In the mid-90s some Texas hospitals adopted a protocol inwhich they arrogated to themselves the right to suspend life-sustaining treatment if they—not the patient or his family or even his insurer—decided it was “futile,” leaving futility to be defined by their internal ethics committees. In 1999 Texas passed a law that gave patients ten days to find an alternative health-care facility for the patient once the hospital determined treatment should be ended.
It’s not the first time the Texas bishops have waded in on the wrong side of the debate on life-sustaining medical treatment.
In practice, it has proven to be nearly impossible for most patients in that situation to find a new hospital in that time and thus a new law was proposed removing the ten-day limit and giving patients as much time as needed to find a new facility.
Opposition from hospitals and insurers was predictable, but would you believe that the law is also being opposed by the Texas Catholic Conference? Instead they support an alternative bill that would extend the limit to 21 days and permit hospitals to refuse new treatments during the waiting period.
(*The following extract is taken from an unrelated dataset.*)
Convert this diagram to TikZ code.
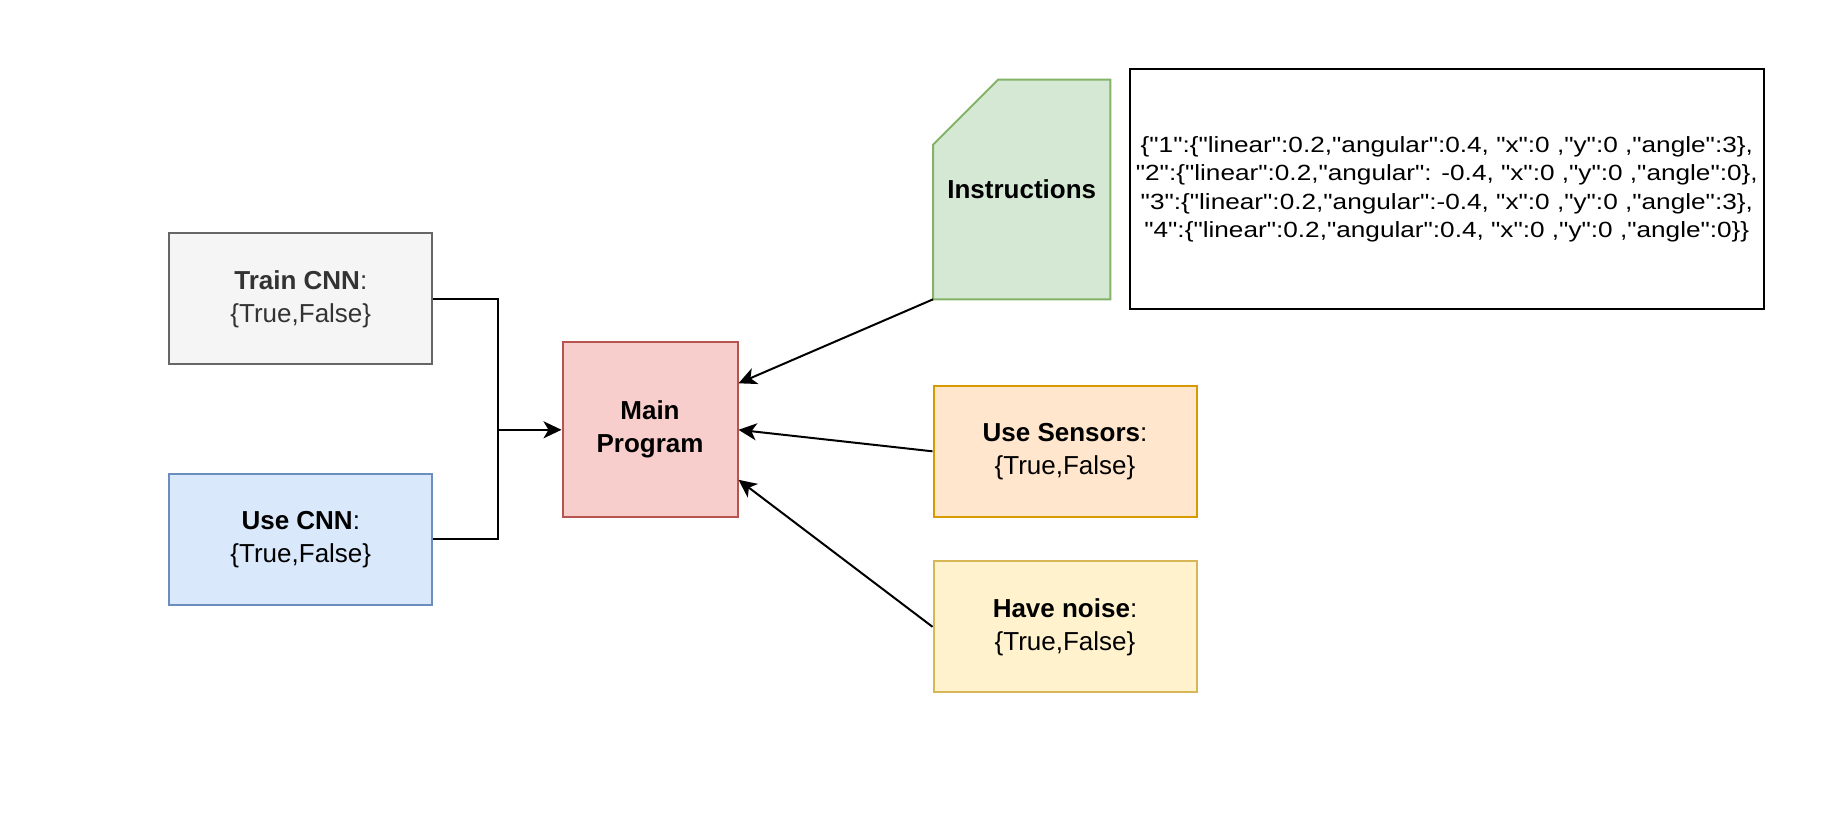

Bishop Gregory Aymond of Austin spoke on behalf of his brother bishops in favor of the alternative bill and in opposition to the original.
We believe, and the tradition of our Church has always taught, that a person should be allowed to die with dignity and have a peaceful death. We believe that that is in conformity to God’s will and that God is the one who chooses life and death. It is the teaching of the Church that we should not interfere with that. We also realize that sometimes families, through no fault of their own, are really not able to make those decisions because of their involvement, because of the emotions.
What emotion might that be? Love, perhaps? So if love is the motivation of the patients’ families, what is the motivation of Texas’ hospitals—among which, by the way, are counted Catholic institutions: Money. (In fact, the article’s author, Wesley J. Smith, suspects he hears the footsteps of the Texas Catholic Health Association behind the promotion of a utilitarian approach called the Futile Care Theory.)